Open data policy to fuel government API growth

2013_05_Gray-Brooks Gray Brooks, senior API strategist for the General Services Administration’s Digital Innovation Center (Photo: David Stegon/FedScoop)

Thursday marks the deadline for federal agencies to have completed two application programming interfaces as part of the Digital Government Strategy, but just because the milestone will have passed does not mean the creation of APIs will slow down.

In an interview with FedScoop, Gray Brooks, senior API strategist for the General Services Administration’s Digital Innovation Center, pointed to two primary reasons the growth of APIs is expected to continue.


First, the White House’s recently released open data policy requires agencies to maintain data in a mature modern way in how it collects, maintains and distributes its information and the logical extension of that is API.

“I’m not worried about any agency going, ‘Well, that was fun,’ and moving in a different direction because I believe agencies are really starting to see the long-term value is creating them,” said Brooks, who helped agencies create APIs as part of the Digital Government Strategy.

The second is a growing grassroots community of government employees and industry developers who collaborate both on a List-Serv and in a regular Meet-Up to discuss the world of APIs in the federal government and share lessons learned.

The Meet-Up, in particular, convenes roughly once a month and is made up of about half government and half industry with app developers from the private sector sharing their insights with the government folks and vice versa. The upcoming Meet-Up will feature speakers from the Agriculture Department and the National Renewable Energy Laboratory.

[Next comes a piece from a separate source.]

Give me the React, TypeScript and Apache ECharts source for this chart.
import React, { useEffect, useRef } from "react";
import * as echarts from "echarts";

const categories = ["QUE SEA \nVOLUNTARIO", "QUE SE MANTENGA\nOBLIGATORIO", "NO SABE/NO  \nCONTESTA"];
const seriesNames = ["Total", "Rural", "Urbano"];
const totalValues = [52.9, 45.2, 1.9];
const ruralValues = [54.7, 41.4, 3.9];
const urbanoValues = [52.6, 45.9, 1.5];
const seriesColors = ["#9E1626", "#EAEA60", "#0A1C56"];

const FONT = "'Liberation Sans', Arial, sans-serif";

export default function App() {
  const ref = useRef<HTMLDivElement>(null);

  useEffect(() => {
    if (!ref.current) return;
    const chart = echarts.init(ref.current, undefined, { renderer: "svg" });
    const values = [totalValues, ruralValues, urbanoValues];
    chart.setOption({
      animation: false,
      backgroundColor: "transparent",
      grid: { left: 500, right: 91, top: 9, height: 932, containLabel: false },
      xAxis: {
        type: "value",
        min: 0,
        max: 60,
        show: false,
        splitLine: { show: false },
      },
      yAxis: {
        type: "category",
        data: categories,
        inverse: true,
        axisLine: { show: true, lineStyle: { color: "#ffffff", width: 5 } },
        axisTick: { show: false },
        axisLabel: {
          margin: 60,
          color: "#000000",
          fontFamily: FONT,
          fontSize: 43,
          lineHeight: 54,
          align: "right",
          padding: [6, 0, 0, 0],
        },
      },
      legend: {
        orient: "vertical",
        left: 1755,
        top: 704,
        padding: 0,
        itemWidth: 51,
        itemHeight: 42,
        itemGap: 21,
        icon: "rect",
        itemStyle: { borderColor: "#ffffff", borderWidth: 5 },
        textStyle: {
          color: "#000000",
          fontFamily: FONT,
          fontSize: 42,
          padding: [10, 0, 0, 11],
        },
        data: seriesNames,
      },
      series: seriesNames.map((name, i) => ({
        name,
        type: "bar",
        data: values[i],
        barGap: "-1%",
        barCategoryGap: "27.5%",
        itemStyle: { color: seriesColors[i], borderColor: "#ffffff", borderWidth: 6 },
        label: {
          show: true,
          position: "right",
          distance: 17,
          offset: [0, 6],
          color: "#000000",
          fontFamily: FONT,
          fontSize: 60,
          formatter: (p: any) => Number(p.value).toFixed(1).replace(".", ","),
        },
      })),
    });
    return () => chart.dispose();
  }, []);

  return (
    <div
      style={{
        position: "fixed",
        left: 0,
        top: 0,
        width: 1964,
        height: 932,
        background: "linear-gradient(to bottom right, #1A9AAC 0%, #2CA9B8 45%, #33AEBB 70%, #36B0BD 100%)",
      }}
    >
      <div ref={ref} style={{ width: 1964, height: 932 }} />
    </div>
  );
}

That movement is part of the work Brooks and his team have done the past year. He said agencies came into the API mandate with a wide range of capability in the API space. Some departments had never tackled an API while others, including the departments of Labor and Health and Human Services, were seasoned professionals with dozens under their belt.


“I’ve enjoyed working with the agencies in the intermediate stages the most,” Brooks said. “They are past their first API and at the point where they are really starting to buy in. That to me has been the most exciting part of this process.”

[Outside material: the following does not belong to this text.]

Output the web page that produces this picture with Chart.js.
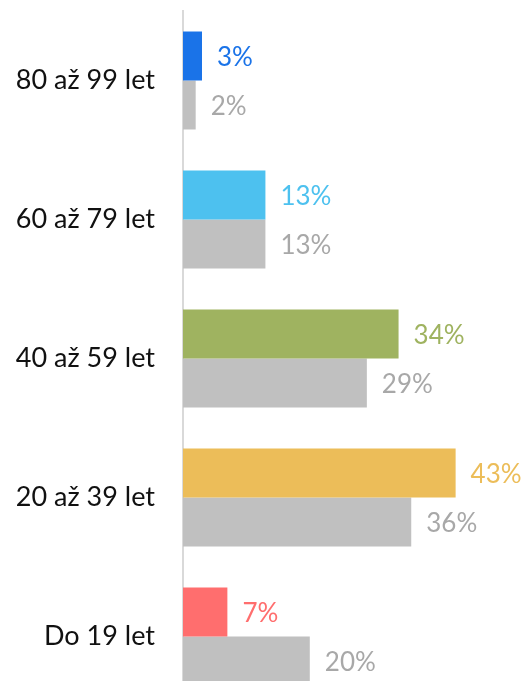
<!DOCTYPE html>
<html>
<head>
<meta charset="utf-8">
<script src="https://cdn.jsdelivr.net/npm/chart.js@4"></script>
<style>
  html, body { margin: 0; padding: 0; overflow: hidden; background: #fff; }
  #wrap { position: relative; width: 522px; height: 706px; }
</style>
</head>
<body>
<div id="wrap"><canvas id="myChart"></canvas></div>
<script>
const categories = ['80 až 99 let', '60 až 79 let', '40 až 59 let', '20 až 39 let', 'Do 19 let'];
const currentValues = [3, 13, 34, 43, 7];
const compareValues = [2, 13, 29, 36, 20];
const currentColors = ['#1a73e8', '#4dc1ef', '#9fb360', '#ecbd59', '#ff6e6e'];
const compareColor = '#c0c0c0';
const compareLabelColor = '#a8a8a8';

const fontFamily = 'Lato, "Open Sans", sans-serif';

// percent labels next to the bar ends
const valueLabels = {
    id: 'valueLabels',
    afterDatasetsDraw(chart) {
        const ctx = chart.ctx;
        ctx.save();
        ctx.font = '26px ' + fontFamily;
        ctx.textBaseline = 'middle';
        ctx.textAlign = 'left';
        chart.data.datasets.forEach((ds, di) => {
            chart.getDatasetMeta(di).data.forEach((bar, i) => {
                ctx.fillStyle = di === 0 ? currentColors[i] : compareLabelColor;
                ctx.fillText(ds.data[i] + '%', bar.x + 15, bar.y + 2);
            });
        });
        ctx.restore();
    }
};

const data = {
    labels: categories,
    datasets: [{
        label: 'current',
        data: currentValues,
        backgroundColor: currentColors
    }, {
        label: 'compare',
        data: compareValues,
        backgroundColor: compareColor
    }]
};

const config = {
    type: 'bar',
    data: data,
    options: {
        indexAxis: 'y',
        responsive: true,
        maintainAspectRatio: false,
        animation: false,
        categoryPercentage: 0.705,
        barPercentage: 1,
        layout: {
            padding: { top: 11, right: 22, bottom: 0, left: 0 }
        },
        scales: {
            x: {
                display: false,
                min: 0,
                max: 50
            },
            y: {
                grid: { display: false },
                border: { display: true, color: '#d9d9d9', width: 2 },
                ticks: {
                    color: '#111',
                    padding: 20,
                    font: { size: 27, family: fontFamily }
                },
                afterFit(scale) {
                    scale.width = 183;
                    scale.paddingTop = 0;
                    scale.paddingBottom = 0;
                }
            }
        },
        plugins: {
            legend: { display: false },
            tooltip: { enabled: false }
        }
    },
    plugins: [valueLabels]
};

var myChart = new Chart(
    document.getElementById('myChart'),
    config
);
</script>
</body>
</html>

Along with HHS and Labor, Brooks pointed to the Census Bureau as one of the leaders in the API space and the Defense Department as an innovator in education with its Advanced Distributed Learning APIs.

Brooks also highlighted an API the Housing and Urban Development Department is rolling out on its housing counselor data set.

Another thing Brooks has been tackling, as part of the Digital Government Strategy, is agency developer pages. Under the strategy, each agency had a year to create a web page specifically tailored for the developer community.

The goal, Brooks said, has been relatively simple: have agencies create a consistent hub with some core reliable components such as a directory of the agency’s APIs, a place to give developer feedback and any open source projects the agency has produced.


“The open data policy will now be the path forward for us,” Brooks said. “It’s been a process that in many ways is just getting started. We’ve been able to embed ourselves into the psyche and workflow of many of the agencies and they are beginning to see how APIs can help them.”